Mummy, am I a Polar Bear?
Of course you are, darling, look at your fluffy white fur, just like me and Daddy!
But are you sure I am a Polar Bear?
I keep telling you, of course you are. Just look at your little black nose and sharp claws in your paws. Why do you keep asking?
Well, Mum, if I’m a Polar bear, why am I so fucking cold?
Most might imagine tropical Africa as a place with no seasons; cooling rain showers washing into fertile earth providing regular relief from a baking sun. Lightweight safari suits the norm for those in business, the rest happy with shorts and T-Shirts. Sundowners on the verandah every evening.
Maybe I have been here too long and my blood, now well diluted by alcohol and malaria is too thin to perform as successfully as it did in Europe: efficiently cooling or centrally heating my system according to need, albeit aided by a seasonal wardrobe and Pimm’s or Glühwein as required.
Here in Angola, we are in the middle of what they call the ‘Tempo de Frio’, or ‘Caximbo’, the literal translation of the latter being ‘pipe’ (the one you stuff tobacco in and smoke, not the fluid or gas type). Either way, the Cold Season.
Before I came to this continent, I had heard of dry and rainy seasons but never imagined a cold one. Indeed, during my first few years here I never noticed and was one of those startlingly pale individuals (obviously foreign and hailing from genuinely colder climes) that splashed about in the sea enjoying empty beaches while all the locals were huddled around charcoal braziers and wrapped in shawls. The kids used to chant ‘Russo, Russo’ at me, so rare the sight of anyone in Speedos at that time of year and a reflection of just how many Russian advisors, also presumably clad in Speedos and whiter than the sand they lay on, there were in Angola back then.
I was born in Berlin, where winter brought an arctic wind hurling itself westwards across the Steppes from the foothills of the Urals sawing everything in its path in half and summer, parched forests that would spontaneously combust, village ponds evaporating before one’s eyes. Only in spring and autumn would we feel we weren’t in an all out war with Nature.
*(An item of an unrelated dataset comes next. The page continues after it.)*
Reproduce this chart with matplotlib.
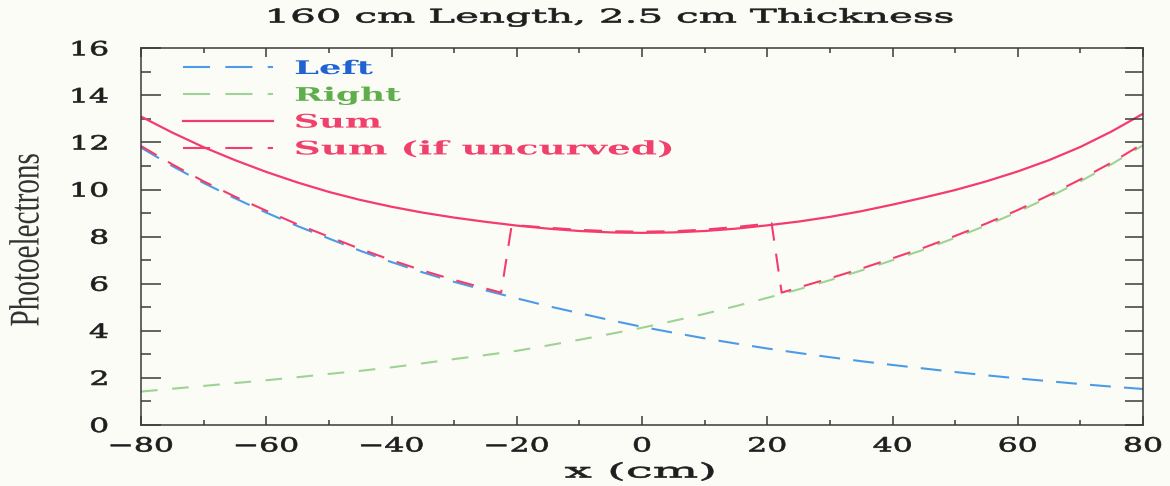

I am still a little surprised, therefore, having once been accustomed to the extremes of a continental climate, I should now suffer under such a relatively insignificant seasonal temperature variation. I do not have a thermometer to hand but at four o’clock in the morning I can assure you, the pool is not covered in ice and there is no frost killing the garden plants, yet I wake up with teeth chattering in spite of all the blankets.
The onset of the cold season is heralded by a warning evening chill which encourages one to dig out the old pullover brought over from Europe ten year’s ago, the state of which when found brings the awful realisation that while we were lying on the beach, mice have been nesting in the wardrobe all summer. And then there is the thought that having buried myself in every duvet and blanket I can find, Marcia will get up during the night to heat Alexander’s milk and then defrost her feet on me.
When I designed my house, I had a particular feature in mind. The lounge and open plan kitchen (they call them ‘American' kitchens here, no doubt because the only exposure they get to the inside of an American home is a TV soap opera studio) were laid out so that this feature would be the focal point of a cosy family bolthole. Marcia back then thought I was mad and since I was away in Uganda at the time the house went up, told the builders not to bother.
I rather suspect she regrets that decision.
I have had to wait three years but I am going to install, where it should have been in the first place, a bloody great open fireplace.
I am too old to be motivated by the prospect of frolics in front of blazing logs so will be quite happy to lie on the preserved fur of some dead animal by myself, glass of scotch gently warmed by radiated heat and Caravanserai playing on the stereo but, I bet I won’t be alone for long.
Which reminds me, I must buy flea powder for the dogs.